Мне едкий сон, как червь, в страницах дыры выест. Где никого — никто не охранит от порчи. Зато — никто мое инкогнито не выдаст: жене не опознать меня в трущобах ночи...
И вот мне едкий сон, как дым, проест бумагу, и едкий дым, как червь, вгрызется в мозг подпольный и долго будет там шуршать, когда прилягу, выкапывая ход под лестницею стройной.
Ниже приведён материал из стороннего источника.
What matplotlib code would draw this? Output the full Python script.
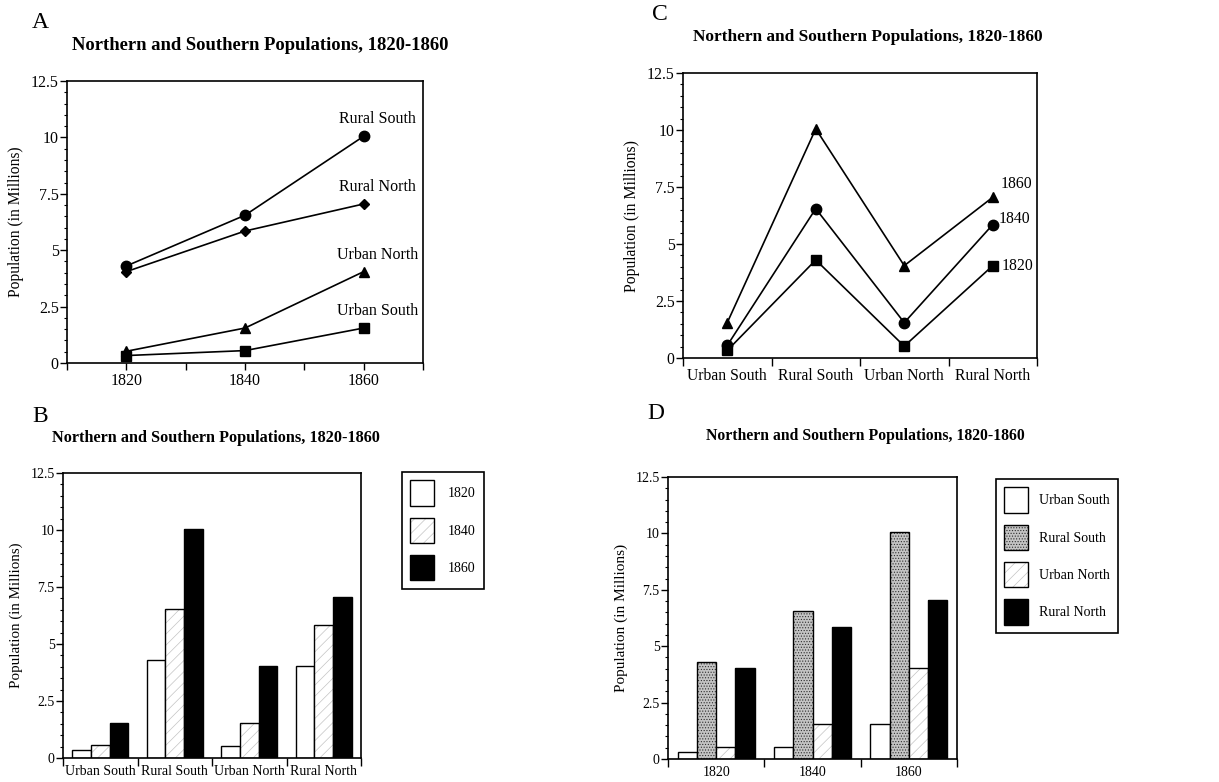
import matplotlib
matplotlib.use("Agg")
import numpy as np
import matplotlib.pyplot as plt
from matplotlib.patches import Patch
from matplotlib.ticker import MultipleLocator, FuncFormatter

plt.rcParams['font.family'] = ['Liberation Serif', 'DejaVu Serif']
plt.rcParams['hatch.linewidth'] = 0.5

# data (millions)
years = [1820, 1840, 1860]
regions = ['Urban South', 'Rural South', 'Urban North', 'Rural North']
urban_south = [0.33, 0.55, 1.55]
rural_south = [4.3, 6.55, 10.05]
urban_north = [0.52, 1.55, 4.05]
rural_north = [4.05, 5.85, 7.05]

TITLE = 'Northern and Southern Populations, 1820-1860'
W, H = 1219, 782

# fill styles: (facecolor, hatch, hatch colour)
PLAIN = ('white', None, 'white')
LIGHT = ('white', '///', '#c4c4c4')
STIPPLE = ('#c4c4c4', '......', '#303030')
SOLID = ('black', None, 'black')


def px_axes(fig, left, top, right, bottom):
    return fig.add_axes([left / W, 1 - bottom / H, (right - left) / W, (bottom - top) / H])


def style_y(ax, fs, fs_label):
    ax.set_ylim(0, 12.5)
    ax.yaxis.set_major_locator(MultipleLocator(2.5))
    ax.yaxis.set_minor_locator(MultipleLocator(0.5))
    ax.yaxis.set_major_formatter(FuncFormatter(lambda v, p: '%g' % v))
    ax.tick_params(axis='y', which='major', length=5, width=1, labelsize=fs, pad=1)
    ax.tick_params(axis='y', which='minor', length=2.5, width=0.8)
    ax.set_ylabel('Population (in Millions)', fontsize=fs_label, labelpad=5)
    for s in ax.spines.values():
        s.set_linewidth(1.2)


def style_cat(ax, labels, fs, pad):
    n = len(labels)
    ax.set_xlim(-0.5, n - 0.5)
    ax.set_xticks(range(n))
    ax.set_xticklabels(labels)
    ax.set_xticks(np.arange(-0.5, n), minor=True)
    ax.tick_params(axis='x', which='major', length=0, labelsize=fs, pad=pad)
    ax.tick_params(axis='x', which='minor', length=6, width=1)


def bars(ax, x, h, w, style):
    fc, hatch, hc = style
    ax.bar(x, h, w, color=fc, hatch=hatch, edgecolor=hc, linewidth=0)
    ax.bar(x, h, w, fill=False, edgecolor='black', linewidth=1)


def handle(style):
    fc, hatch, hc = style
    return (Patch(facecolor=fc, hatch=hatch, edgecolor=hc, linewidth=0),
            Patch(fill=False, edgecolor='black', linewidth=1))


def box_legend(fig, styles, labels, left, top, textpad=0.86):
    leg = fig.legend([handle(s) for s in styles], labels, loc='upper left',
                     bbox_to_anchor=(left / W, 1 - top / H), borderaxespad=0,
                     fancybox=False, edgecolor='black', framealpha=1, fontsize=10,
                     handlelength=1.72, handleheight=2.47, labelspacing=0.83,
                     borderpad=0.6, handletextpad=textpad)
    leg.get_frame().set_linewidth(1.2)


fig = plt.figure(figsize=(W / 100, H / 100), dpi=100)

# ---- A: lines by region over the years
ax = px_axes(fig, 67, 81, 423, 363)
series = [(rural_south, 'o', 7.5), (rural_north, 'D', 5.5),
          (urban_north, '^', 7.5), (urban_south, 's', 7)]
names = ['Rural South', 'Rural North', 'Urban North', 'Urban South']
for (vals, m, ms), name in zip(series, names):
    ax.plot(years, vals, color='black', lw=1.2, marker=m, ms=ms)
    ax.annotate(name, (years[-1], vals[-1]), xytext=(14, 17), textcoords='offset pixels',
                ha='center', va='center', fontsize=11.5)
ax.set_xlim(1810, 1870)
ax.set_xticks(years)
ax.set_xticks([1810, 1830, 1850, 1870], minor=True)
ax.tick_params(axis='x', which='both', length=5, width=1, labelsize=11.5, pad=2)
style_y(ax, 11.5, 11.2)
fig.text(32 / W, 1 - 22 / H, 'A', fontsize=17, va='center')
fig.text(260 / W, 1 - 45 / H, TITLE, fontsize=13.4, weight='bold', ha='center', va='center')

# ---- B: grouped bars, regions on x, one bar per year
ax = px_axes(fig, 63, 473, 361, 758)
x = np.arange(len(regions))
by_year = np.array([urban_south, rural_south, urban_north, rural_north]).T
for i, st in enumerate([PLAIN, LIGHT, SOLID]):
    bars(ax, x + (i - 1) * 0.25, by_year[i], 0.25, st)
style_cat(ax, regions, 10, 5)
style_y(ax, 10, 10.8)
box_legend(fig, [PLAIN, LIGHT, SOLID], [str(y) for y in years], 402, 472, textpad=1.0)
fig.text(32 / W, 1 - 417 / H, 'B', fontsize=17, va='center')
fig.text(216 / W, 1 - 438 / H, TITLE, fontsize=11.7, weight='bold', ha='center', va='center')

# ---- C: lines by year across regions
ax = px_axes(fig, 683, 73, 1037, 358)
offs = [(9, 0), (6, 6), (8, 13)]
for i, (m, ms) in enumerate([('s', 7), ('o', 7.5), ('^', 7.5)]):
    ax.plot(x, by_year[i], color='black', lw=1.2, marker=m, ms=ms)
    ax.annotate(str(years[i]), (x[-1], by_year[i][-1]), xytext=offs[i],
                textcoords='offset pixels', ha='left', va='center', fontsize=11.3)
style_cat(ax, regions, 11.3, 7)
style_y(ax, 11.3, 11.3)
fig.text(652 / W, 1 - 14 / H, 'C', fontsize=17, va='center')
fig.text(868 / W, 1 - 37 / H, TITLE, fontsize=12.4, weight='bold', ha='center', va='center')

# ---- D: grouped bars, years on x, one bar per region
ax = px_axes(fig, 668, 477, 957, 759)
xd = np.arange(len(years))
for i, (vals, st) in enumerate(zip([urban_south, rural_south, urban_north, rural_north],
                                   [PLAIN, STIPPLE, LIGHT, SOLID])):
    bars(ax, xd + (i - 1.5) * 0.2, vals, 0.2, st)
style_cat(ax, [str(y) for y in years], 10, 5)
style_y(ax, 10, 11)
box_legend(fig, [PLAIN, STIPPLE, LIGHT, SOLID], regions, 996, 479, textpad=0.75)
fig.text(647 / W, 1 - 413 / H, 'D', fontsize=17, va='center')
fig.text(865 / W, 1 - 436 / H, TITLE, fontsize=11.3, weight='bold', ha='center', va='center')

fig.savefig('out.png', dpi=100)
Там светы вверх и вниз по тропке муравьиной снуют, перенося судьбы дневные кванты. Проснусь ли, осужден — виновный иль невинный — ах, мимо, — все равно: лишь миг — и я обратно...
Н. Байтов
«Мне едкий сон, как червь...», «мне едкий сон, как дым...», «И едкий дым, как червь...». Отводя прочь саму идею «образности», сравнения тасуются на перепаде, перехвате значений, образуя какие-то новые, взвихренно-охлажденные сочетания. «Мы, как поэты, снуем всё быстрей / в Богом забытой культуре». Эта фраза Байтова (про стрижей) кажется замечательно точной. Есть вещи, которые можно соединить, только развивая все большую скорость. Смешение двух языковых стихий, соединение несоединимого — модернистского понимания стиха и советского* языка — порождает сопротивляющуюся и возмущенную стиховую материю. Это слепое поначалу возмущение открыто вспышкам зрения — своего рода эпифаниям. Только они дают какое-то представление о реальности. Первыми высвечиваются самые будничные вещи. Вернее, такими они казались в темноте. Но теперь обыденность, банальность перестают быть чем-то известным и понятным, становятся самой страшной сказкой и неразрешимой загадкой. Ничто уже не заставит будничную жизнь, увиденную ночными глазами, вернуться к нормальному виду. Она бесповоротно одичала и все смотрит в темный лес, как ни корми ее яркими впечатлениями.
* Имеется в виду не «новояз», а вся совокупность семантических, синтаксических и прочих мутаций.